После описанных выше перипетий рукопись «Ведь недаром» вышла в серии «Пламенные революционеры» под названием «Глоток свободы», а также в журнальном варианте под названием «Бедный Авросимов».
«Похождения Шипова», «Путешествие дилетантов» и «Свидание с Бонапартом» стали продолжением исторического цикла Окуджавы, начало которого оказалось таким тернистым.
Постепенно складывался свой мир, приглашение или неприглашение в который было прерогативой автора. Это было своего рода закрытым сообществом для своих — друзей и читателей, в которое Булат Шалвович допускал далеко не всех. И тому, думается, была веская причина — исторические романы Окуджавы вернее было бы назвать метаисторическими, сочинениями, направленными, скорее, не внутрь истории (в частности, XIX столетия), но внутрь самого себя, помещенного в этот иллюзорный, мифологический и недоступный для понимания человека второй половины ХХ века мир. Следовательно, тексты становились своеобразной зашифрованной исповедью, принимать и понимать которую могли только избранные (по крайней мере, так казалось автору).
В одном из своих интервью в 1983 году Булат Окуджава признавался: «…я не собираю материал, я не изучаю, ходя по городу или встречаясь с людьми. Я никогда в жизни, хотя я написал четыре исторических романа, не был в архивах и не знаю, что такое архив, как там выписывать книги, — я, в общем, представления не имею. И где находятся архивы — тоже не знаю. Ну вот я вам как на духу».
Стало быть, речь идет о моделировании своего вневременного пространства с опорой лишь на собственный интеллектуальный багаж, на свои знания (порой достаточно поверхностные) и, наконец, на собственный жизненный опыт, который априори не может быть объективным и безусловным.
Интересными в данном случае представляются рассуждения филолога Стокгольмского университета, исследователя творчества Булата Окуджавы Светланы Уваровой: «Историческое время перестает восприниматься линейно и прогрессивно, в поступательном движении вперед, от прошлого к будущему. Оно приобретает характер виртуального пространства, особого пространства человеческой памяти (как индивидуальной, так и культурной), пространства, по которому можно путешествовать, переносясь из эпохи в эпоху, в нем можно жить, погружаться в него, как в реку, рассматривать, как картину… Решающую роль в освоении этого пространства играет память, личная или чужая (мемуары), служащая проводником ко внутреннему ощущению времени/эпохи… Прошлое для Окуджавы не делится на историческое и личное. Процесс познания и осмысления личной жизни, недавнего прошлого протекает по тем же законам и точно так же требует временной дистанции, как и процесс познания человека 19-го века».

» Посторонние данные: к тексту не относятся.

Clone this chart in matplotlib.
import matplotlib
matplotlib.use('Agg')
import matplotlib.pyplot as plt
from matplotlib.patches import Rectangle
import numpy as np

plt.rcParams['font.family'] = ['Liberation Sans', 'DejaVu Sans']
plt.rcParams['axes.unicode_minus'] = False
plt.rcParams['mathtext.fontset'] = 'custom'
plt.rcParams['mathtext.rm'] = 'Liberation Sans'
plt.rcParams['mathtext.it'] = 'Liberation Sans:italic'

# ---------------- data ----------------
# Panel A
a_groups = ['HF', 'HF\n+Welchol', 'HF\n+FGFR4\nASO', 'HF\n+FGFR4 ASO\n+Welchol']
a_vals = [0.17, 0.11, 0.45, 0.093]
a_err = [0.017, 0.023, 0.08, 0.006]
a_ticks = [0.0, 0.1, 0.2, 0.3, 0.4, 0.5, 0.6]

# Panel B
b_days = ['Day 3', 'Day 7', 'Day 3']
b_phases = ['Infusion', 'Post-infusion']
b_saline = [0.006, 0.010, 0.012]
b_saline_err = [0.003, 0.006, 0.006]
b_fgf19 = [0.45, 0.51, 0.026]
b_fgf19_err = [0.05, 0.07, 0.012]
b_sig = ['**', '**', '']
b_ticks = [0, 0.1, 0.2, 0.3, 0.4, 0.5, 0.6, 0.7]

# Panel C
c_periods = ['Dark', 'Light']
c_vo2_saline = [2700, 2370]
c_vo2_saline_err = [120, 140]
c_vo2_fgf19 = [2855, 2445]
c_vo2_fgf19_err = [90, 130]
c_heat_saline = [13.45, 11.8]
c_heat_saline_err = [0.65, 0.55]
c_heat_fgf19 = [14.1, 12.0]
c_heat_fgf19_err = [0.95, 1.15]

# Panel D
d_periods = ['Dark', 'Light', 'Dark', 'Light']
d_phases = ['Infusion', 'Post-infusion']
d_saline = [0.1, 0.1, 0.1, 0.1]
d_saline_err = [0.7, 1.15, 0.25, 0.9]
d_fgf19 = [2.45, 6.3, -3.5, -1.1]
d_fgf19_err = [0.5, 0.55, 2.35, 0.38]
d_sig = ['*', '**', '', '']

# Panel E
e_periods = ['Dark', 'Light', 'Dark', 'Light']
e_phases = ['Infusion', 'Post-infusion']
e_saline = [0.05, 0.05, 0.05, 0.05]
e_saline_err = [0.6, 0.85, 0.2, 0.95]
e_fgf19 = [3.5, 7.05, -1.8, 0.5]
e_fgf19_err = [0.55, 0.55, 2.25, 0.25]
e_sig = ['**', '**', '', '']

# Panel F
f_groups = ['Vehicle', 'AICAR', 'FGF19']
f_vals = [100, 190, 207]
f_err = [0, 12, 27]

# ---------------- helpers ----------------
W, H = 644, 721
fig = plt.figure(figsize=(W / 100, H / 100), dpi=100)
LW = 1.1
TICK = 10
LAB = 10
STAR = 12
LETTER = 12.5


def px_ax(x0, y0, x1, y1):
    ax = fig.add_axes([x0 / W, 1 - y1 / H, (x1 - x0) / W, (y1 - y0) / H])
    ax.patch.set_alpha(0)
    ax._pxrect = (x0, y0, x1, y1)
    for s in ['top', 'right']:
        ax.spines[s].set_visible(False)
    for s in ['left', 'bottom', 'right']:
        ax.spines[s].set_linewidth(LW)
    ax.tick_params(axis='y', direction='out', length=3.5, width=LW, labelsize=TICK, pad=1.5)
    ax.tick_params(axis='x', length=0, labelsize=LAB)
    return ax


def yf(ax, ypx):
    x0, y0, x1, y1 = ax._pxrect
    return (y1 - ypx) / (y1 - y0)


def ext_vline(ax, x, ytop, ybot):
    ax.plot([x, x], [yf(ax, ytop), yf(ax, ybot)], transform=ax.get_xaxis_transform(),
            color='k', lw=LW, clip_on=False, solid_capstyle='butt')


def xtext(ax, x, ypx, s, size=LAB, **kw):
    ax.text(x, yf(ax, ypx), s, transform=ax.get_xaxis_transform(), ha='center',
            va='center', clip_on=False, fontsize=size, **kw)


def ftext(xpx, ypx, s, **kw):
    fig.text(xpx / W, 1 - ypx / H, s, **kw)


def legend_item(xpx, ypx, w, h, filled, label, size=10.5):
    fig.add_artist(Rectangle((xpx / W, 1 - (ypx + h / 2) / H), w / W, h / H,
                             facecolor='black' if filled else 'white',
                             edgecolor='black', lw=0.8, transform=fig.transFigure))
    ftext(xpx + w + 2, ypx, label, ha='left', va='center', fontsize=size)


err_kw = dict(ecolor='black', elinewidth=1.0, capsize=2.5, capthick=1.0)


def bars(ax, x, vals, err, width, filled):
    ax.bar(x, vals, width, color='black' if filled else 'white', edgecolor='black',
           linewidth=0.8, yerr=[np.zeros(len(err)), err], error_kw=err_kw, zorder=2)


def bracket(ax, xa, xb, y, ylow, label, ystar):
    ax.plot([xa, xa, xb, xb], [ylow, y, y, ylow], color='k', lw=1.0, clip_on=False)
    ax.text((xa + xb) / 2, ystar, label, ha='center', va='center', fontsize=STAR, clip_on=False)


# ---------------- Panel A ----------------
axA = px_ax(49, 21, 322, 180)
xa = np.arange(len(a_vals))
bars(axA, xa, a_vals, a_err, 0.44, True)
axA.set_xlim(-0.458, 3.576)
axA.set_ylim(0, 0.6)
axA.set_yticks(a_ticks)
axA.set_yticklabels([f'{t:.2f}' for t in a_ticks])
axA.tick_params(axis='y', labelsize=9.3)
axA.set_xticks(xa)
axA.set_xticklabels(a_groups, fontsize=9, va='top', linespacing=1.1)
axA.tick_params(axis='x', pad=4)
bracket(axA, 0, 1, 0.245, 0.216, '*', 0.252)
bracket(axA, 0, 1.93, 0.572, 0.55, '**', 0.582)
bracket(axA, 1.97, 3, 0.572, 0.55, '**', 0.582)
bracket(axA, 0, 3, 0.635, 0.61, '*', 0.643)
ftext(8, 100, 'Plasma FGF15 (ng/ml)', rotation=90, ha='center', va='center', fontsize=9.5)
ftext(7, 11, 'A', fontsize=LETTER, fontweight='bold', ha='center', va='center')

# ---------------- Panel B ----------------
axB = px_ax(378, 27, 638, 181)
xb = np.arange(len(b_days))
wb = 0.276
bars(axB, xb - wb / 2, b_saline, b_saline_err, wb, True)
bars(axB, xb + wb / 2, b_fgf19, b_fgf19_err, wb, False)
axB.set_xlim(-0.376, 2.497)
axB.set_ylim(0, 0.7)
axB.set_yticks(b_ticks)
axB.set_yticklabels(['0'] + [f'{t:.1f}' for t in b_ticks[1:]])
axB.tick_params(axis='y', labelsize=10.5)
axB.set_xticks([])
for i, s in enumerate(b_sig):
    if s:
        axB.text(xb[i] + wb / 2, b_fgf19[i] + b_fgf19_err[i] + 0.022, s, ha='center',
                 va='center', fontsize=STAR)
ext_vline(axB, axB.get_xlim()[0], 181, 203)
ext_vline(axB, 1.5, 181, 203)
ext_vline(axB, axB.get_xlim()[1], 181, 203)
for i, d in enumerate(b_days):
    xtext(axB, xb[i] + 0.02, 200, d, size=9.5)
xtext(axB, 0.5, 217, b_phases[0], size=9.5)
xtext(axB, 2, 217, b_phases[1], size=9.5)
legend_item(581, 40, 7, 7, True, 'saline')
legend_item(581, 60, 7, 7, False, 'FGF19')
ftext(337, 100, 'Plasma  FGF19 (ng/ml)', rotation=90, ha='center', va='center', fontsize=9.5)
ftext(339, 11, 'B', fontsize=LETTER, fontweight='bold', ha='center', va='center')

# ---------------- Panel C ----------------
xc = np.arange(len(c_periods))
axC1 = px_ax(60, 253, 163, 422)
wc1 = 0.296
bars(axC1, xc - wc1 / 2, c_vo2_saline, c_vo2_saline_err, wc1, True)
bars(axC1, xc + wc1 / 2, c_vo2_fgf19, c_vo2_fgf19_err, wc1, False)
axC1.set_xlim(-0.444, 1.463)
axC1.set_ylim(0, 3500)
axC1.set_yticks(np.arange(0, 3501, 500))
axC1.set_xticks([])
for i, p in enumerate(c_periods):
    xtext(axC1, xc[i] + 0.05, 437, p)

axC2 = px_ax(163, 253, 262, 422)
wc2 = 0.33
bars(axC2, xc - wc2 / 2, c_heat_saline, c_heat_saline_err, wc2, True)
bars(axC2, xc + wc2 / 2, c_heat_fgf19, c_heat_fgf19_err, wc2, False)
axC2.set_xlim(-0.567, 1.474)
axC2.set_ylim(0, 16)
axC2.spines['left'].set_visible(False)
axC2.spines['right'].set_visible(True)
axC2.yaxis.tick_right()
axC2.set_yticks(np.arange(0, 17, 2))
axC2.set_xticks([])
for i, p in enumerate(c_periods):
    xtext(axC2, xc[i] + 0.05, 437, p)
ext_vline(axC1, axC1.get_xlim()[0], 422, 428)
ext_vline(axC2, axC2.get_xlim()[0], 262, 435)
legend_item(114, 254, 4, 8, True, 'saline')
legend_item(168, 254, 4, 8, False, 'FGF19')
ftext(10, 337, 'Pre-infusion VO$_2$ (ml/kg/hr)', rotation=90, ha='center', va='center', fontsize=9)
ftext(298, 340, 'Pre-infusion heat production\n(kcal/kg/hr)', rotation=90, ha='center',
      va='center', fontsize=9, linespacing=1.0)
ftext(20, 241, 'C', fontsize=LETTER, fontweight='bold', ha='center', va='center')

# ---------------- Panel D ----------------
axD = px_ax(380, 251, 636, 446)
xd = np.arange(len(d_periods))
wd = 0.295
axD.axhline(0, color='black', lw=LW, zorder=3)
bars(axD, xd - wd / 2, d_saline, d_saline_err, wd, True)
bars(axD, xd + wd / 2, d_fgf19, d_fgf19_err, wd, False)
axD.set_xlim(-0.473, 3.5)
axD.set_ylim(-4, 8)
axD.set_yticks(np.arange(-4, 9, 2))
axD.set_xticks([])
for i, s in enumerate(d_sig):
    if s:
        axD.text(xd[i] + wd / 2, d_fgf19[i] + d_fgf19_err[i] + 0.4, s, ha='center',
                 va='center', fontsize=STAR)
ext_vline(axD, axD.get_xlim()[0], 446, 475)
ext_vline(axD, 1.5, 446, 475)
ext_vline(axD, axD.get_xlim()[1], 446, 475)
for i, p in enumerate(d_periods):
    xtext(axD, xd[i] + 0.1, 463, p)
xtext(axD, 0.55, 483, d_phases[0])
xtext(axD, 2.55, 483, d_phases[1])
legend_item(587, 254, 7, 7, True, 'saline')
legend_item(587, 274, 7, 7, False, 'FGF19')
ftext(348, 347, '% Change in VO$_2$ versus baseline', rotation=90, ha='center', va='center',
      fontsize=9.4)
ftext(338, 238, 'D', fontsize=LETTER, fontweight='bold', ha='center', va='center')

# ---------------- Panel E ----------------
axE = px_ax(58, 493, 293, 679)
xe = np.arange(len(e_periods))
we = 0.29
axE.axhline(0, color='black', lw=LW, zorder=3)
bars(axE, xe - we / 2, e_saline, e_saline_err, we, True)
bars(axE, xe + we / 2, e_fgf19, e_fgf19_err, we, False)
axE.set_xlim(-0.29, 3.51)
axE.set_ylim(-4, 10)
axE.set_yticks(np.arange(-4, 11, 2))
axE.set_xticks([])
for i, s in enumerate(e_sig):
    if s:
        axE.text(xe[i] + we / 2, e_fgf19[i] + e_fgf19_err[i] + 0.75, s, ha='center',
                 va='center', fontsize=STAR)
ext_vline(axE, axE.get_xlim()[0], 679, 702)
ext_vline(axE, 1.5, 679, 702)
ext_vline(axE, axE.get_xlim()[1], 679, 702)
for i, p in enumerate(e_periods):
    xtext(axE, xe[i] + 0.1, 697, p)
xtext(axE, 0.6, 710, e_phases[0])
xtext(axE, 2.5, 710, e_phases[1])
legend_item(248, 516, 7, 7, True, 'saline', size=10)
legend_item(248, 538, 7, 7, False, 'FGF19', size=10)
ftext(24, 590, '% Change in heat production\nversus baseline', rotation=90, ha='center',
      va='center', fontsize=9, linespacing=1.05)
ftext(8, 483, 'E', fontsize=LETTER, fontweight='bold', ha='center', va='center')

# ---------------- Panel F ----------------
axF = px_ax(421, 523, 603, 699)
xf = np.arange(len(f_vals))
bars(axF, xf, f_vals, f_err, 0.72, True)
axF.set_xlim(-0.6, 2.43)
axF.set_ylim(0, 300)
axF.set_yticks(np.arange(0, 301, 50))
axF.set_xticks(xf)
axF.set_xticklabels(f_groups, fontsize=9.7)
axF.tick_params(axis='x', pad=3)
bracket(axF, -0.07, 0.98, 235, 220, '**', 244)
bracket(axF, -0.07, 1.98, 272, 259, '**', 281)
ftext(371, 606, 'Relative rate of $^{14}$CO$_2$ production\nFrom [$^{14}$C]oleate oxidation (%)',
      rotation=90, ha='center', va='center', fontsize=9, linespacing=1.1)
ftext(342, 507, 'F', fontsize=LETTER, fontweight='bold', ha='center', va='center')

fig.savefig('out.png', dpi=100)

Вопрос дистанции как вопрос допустимого и недопустимого в профессии, в личных отношениях, в творчестве. Не являясь, как известно, историком по образованию (но филологом), Булат Шалвович экстраполировал собственное видение текста на тот исторический контекст, в котором этот текст был написан. Конечно, тут не обходилось без общих мест, неувязок, без надуманностей и исторических ляпов, потому что художественное произведение формально не является документом, источником, оно изначально сохраняет именно дистанцию восприятия без всякой претензии на изречение истины в последней инстанции.
Пожалуй, ключевым понятием в этой отстраненности, дистанцированности является рефлексия — видение исторических персонажей, событий через призму собственной истории, не сочиненной, не придуманной, но прожитой. При этом следует понимать, что знания о каждом новом дне не существует, а осмысление дня минувшего может растянуться на десятилетия.
5 июля 1983-го года в возрасте 80 лет от инфаркта умерла Ашхен Степановна Налбандян.
Только что и сумел сказать…
Других слов не было — не осталось, не смог найти.
А ведь ее жизнь так и осталась для Булата загадкой.
Да, она не любила играть в куклы в детстве.
Она стреляла из рогатки и лазила по деревьям с мальчишками.
Она штудировала труды Маркса и Ленина.
Она читала ему сказки перед сном, а он говорил ей, что, когда вырастет, станет писателем.
Она любила своего Шалико и не верила в то, что его больше нет.
Она была всегда подтянута, строго и со вкусом одета, не допускала излишней откровенности, а в деле была сосредоточена и немногословна.
Ее называли «царь-женщина», но когда она оставалась одна, то ложилась на кровать, отворачивалась лицом к стене и закрывала глаза.